▸ Material

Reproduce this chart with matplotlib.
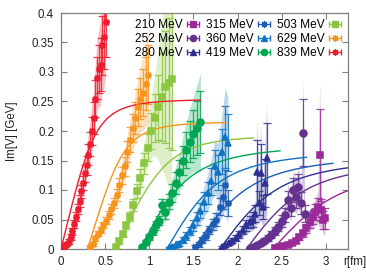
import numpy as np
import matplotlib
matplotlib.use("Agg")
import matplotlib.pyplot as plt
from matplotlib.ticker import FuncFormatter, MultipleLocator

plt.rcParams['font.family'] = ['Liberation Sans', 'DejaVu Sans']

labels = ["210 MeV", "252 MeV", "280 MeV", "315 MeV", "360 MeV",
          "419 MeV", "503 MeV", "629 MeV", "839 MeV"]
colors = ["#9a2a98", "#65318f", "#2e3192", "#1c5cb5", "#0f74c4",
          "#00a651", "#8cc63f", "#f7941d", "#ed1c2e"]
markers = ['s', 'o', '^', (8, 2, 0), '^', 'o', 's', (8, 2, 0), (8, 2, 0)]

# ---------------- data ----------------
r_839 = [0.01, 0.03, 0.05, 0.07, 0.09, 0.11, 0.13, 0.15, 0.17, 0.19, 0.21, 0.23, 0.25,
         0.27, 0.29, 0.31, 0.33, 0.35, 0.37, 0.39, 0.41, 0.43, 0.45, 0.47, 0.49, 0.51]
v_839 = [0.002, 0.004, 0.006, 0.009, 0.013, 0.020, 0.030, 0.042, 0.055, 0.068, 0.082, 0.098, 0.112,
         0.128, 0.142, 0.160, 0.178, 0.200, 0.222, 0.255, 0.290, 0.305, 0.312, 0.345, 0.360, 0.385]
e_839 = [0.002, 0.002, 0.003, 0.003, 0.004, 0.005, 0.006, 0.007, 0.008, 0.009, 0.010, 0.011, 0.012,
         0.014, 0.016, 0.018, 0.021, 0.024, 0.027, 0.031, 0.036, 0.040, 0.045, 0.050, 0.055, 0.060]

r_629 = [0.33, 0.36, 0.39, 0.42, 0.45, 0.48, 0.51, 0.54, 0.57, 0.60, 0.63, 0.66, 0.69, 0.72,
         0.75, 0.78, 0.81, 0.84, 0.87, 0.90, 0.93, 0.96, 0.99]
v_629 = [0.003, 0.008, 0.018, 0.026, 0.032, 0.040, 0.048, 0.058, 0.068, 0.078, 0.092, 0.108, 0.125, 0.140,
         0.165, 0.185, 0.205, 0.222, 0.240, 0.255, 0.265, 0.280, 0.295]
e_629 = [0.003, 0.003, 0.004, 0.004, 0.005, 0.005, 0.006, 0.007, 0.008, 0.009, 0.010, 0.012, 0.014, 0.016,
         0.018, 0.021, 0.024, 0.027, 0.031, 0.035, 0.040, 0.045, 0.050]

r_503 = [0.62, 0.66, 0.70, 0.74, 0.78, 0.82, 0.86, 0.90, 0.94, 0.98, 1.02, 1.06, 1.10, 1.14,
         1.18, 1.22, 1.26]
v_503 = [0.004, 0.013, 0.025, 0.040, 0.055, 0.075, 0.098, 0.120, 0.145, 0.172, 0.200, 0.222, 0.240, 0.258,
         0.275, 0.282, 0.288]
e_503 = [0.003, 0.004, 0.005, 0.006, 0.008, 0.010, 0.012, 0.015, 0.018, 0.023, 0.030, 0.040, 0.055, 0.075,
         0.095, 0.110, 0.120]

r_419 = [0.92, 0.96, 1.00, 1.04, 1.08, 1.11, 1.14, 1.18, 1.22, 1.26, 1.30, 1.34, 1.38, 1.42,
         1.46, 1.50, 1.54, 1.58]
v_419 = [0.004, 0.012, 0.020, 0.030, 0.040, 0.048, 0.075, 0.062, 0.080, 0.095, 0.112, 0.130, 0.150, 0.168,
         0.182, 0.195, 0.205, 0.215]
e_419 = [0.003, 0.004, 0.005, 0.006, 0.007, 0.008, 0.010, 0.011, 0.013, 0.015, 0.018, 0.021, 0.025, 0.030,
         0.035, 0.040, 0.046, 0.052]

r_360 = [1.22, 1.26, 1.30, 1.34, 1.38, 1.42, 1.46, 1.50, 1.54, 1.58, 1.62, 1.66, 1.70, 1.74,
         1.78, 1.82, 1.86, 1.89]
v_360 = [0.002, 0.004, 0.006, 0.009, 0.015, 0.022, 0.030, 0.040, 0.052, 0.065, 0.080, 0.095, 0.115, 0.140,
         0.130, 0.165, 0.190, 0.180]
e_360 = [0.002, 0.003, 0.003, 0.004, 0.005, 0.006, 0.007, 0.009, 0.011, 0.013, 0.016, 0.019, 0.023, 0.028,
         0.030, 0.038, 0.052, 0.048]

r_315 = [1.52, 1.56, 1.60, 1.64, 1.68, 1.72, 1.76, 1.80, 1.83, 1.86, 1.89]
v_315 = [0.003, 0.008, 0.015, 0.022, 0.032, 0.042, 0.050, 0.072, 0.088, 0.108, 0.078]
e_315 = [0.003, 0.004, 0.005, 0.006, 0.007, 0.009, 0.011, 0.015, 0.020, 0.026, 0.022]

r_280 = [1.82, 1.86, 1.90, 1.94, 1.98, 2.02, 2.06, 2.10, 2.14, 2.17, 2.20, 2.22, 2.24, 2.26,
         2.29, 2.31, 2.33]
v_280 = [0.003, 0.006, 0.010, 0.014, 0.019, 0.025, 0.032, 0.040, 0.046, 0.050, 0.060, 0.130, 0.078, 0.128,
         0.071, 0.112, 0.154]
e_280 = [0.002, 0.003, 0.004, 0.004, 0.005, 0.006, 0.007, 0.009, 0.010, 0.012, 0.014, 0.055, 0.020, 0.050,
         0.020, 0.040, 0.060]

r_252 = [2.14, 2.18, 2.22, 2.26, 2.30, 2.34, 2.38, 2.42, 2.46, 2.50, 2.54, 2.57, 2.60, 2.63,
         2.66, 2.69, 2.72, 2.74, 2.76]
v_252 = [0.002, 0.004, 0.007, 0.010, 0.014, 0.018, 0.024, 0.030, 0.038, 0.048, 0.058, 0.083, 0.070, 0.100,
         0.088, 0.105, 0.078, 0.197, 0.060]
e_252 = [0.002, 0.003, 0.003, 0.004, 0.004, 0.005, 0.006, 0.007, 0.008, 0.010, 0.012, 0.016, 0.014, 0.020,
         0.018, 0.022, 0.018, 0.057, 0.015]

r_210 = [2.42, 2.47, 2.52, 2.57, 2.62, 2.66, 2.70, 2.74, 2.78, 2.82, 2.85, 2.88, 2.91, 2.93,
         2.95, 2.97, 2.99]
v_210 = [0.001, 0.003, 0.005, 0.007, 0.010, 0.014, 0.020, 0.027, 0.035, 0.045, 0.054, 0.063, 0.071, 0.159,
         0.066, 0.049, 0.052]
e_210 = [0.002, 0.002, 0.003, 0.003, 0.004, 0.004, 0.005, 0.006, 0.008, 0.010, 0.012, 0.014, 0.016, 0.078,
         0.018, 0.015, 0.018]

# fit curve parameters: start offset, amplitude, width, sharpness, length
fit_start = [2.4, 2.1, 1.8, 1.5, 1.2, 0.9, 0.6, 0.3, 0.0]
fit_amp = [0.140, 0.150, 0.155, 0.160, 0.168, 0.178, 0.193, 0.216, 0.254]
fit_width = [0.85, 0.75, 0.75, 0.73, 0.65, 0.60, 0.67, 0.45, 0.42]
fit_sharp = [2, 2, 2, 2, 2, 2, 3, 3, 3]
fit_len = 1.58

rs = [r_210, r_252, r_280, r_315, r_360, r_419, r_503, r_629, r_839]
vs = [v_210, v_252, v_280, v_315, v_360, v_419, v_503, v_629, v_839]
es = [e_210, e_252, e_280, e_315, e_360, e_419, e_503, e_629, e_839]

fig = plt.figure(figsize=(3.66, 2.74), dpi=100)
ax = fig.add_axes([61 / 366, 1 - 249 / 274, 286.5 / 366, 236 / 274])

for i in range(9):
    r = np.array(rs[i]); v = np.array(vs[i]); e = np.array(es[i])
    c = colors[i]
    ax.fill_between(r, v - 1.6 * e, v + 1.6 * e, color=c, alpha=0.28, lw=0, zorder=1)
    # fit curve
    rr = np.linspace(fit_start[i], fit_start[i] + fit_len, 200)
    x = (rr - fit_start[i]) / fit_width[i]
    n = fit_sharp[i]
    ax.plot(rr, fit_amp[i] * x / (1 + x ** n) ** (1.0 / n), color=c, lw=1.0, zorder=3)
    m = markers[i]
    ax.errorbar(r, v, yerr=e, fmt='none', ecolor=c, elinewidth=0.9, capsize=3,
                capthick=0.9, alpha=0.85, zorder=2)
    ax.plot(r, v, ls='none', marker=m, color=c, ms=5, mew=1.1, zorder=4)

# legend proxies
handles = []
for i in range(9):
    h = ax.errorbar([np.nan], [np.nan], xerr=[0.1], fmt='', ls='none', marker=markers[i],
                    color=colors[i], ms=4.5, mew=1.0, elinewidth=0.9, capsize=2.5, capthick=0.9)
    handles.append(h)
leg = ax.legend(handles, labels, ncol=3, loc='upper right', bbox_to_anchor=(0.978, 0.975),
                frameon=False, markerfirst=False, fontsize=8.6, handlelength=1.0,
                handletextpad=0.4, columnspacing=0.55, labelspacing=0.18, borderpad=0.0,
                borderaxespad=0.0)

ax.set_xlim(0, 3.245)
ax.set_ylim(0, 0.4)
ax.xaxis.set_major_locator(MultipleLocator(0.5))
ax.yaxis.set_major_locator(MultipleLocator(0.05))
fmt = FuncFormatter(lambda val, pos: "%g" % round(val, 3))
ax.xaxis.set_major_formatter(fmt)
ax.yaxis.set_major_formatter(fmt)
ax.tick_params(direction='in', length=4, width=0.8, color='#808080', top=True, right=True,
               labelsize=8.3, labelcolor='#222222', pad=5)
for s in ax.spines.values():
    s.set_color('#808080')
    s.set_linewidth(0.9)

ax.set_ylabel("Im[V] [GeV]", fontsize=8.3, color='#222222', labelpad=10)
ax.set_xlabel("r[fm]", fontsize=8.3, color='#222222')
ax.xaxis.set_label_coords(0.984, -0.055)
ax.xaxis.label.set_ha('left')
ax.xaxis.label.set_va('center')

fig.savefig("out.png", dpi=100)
---
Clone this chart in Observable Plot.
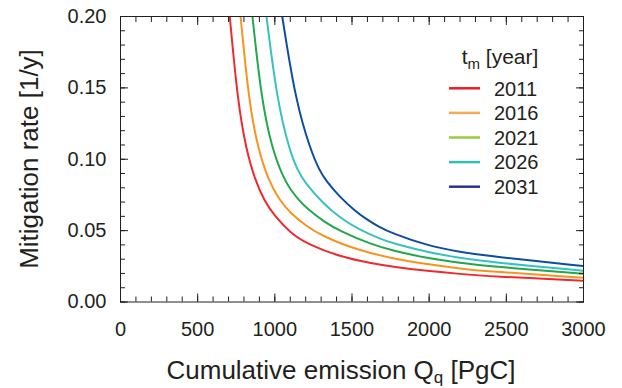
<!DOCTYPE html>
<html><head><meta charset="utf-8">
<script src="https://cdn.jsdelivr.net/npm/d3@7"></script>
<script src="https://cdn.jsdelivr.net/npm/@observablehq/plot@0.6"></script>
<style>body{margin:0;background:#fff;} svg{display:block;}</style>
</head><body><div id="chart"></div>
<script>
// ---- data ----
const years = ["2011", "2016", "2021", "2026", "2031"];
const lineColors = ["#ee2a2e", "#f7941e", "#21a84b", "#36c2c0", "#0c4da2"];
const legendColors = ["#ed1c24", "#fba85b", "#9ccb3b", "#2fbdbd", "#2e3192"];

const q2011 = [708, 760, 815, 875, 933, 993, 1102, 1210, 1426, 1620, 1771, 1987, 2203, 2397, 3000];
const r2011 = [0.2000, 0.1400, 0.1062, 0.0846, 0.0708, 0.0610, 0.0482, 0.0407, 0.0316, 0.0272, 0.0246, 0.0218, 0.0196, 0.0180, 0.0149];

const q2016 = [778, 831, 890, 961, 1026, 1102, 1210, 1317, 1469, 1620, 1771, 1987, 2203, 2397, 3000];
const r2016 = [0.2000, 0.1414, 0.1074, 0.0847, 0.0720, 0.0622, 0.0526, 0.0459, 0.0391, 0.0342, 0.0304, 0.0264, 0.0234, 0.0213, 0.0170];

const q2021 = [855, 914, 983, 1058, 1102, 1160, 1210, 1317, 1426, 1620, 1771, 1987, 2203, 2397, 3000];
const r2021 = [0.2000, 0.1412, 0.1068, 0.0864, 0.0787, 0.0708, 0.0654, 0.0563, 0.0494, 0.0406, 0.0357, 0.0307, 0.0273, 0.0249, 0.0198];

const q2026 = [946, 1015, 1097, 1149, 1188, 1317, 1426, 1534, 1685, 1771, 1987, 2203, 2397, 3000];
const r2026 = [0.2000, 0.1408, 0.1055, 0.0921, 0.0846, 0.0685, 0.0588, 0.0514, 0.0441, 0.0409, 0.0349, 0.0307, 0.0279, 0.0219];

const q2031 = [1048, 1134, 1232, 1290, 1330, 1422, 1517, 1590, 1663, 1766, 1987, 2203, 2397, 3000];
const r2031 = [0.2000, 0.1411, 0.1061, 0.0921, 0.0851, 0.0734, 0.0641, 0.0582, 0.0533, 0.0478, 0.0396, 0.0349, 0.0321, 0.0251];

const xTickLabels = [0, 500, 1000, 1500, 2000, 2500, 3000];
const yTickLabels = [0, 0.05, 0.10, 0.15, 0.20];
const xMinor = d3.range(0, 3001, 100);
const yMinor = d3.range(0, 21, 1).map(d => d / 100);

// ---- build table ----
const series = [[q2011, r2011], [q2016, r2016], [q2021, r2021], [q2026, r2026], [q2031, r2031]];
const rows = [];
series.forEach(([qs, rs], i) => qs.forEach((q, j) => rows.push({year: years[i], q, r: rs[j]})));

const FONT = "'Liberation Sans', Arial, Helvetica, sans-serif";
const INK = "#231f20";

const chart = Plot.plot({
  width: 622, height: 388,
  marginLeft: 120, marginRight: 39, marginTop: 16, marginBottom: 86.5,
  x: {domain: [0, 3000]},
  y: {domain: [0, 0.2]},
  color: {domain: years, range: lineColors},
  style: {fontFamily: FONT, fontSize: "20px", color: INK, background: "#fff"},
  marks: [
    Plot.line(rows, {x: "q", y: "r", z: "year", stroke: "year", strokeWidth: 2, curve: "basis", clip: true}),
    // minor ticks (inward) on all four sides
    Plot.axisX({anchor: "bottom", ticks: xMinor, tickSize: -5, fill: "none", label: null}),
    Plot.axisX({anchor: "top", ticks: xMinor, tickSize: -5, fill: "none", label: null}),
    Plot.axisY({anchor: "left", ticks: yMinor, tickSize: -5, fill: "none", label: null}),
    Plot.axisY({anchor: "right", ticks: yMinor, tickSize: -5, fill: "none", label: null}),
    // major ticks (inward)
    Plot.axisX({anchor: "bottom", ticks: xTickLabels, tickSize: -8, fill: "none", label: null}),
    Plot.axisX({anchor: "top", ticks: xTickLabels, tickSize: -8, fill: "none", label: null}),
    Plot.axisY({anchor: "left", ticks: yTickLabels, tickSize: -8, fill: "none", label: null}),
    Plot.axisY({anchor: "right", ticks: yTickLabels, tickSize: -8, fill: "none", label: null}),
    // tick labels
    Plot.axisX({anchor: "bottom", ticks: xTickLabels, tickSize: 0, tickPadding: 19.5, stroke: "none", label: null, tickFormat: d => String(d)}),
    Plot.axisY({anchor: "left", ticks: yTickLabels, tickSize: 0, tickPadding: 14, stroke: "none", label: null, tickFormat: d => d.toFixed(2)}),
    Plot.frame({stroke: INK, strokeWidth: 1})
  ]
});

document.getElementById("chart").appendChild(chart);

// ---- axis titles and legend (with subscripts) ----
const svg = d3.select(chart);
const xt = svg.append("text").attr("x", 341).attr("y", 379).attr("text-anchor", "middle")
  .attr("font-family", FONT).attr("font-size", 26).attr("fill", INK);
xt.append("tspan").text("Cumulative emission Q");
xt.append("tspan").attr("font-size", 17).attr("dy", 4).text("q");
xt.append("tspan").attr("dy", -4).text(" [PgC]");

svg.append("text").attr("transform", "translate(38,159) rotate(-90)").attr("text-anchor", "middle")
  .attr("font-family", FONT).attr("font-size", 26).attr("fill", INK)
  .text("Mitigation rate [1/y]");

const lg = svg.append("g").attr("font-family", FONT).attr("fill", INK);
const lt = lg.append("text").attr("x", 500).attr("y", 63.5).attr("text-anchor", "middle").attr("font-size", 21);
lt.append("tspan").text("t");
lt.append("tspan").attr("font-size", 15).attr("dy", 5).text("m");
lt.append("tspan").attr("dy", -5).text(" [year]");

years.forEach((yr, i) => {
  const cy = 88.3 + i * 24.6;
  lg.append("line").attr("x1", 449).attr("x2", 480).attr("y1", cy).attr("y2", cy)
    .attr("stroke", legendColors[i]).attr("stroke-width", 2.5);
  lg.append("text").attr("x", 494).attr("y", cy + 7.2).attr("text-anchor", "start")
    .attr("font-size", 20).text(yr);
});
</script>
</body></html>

▸ Your task
Begin at the line containing "Reproduce this chart with matplotlib.", end at the line containing "plt.rcParams['font.family'] = ['Liberation", and copy those lines word for word, both included. Skip pictures.

▸ Output of the exercise
Reproduce this chart with matplotlib.
import numpy as np
import matplotlib
matplotlib.use("Agg")
import matplotlib.pyplot as plt
from matplotlib.ticker import FuncFormatter, MultipleLocator

plt.rcParams['font.family'] = ['Liberation Sans', 'DejaVu Sans']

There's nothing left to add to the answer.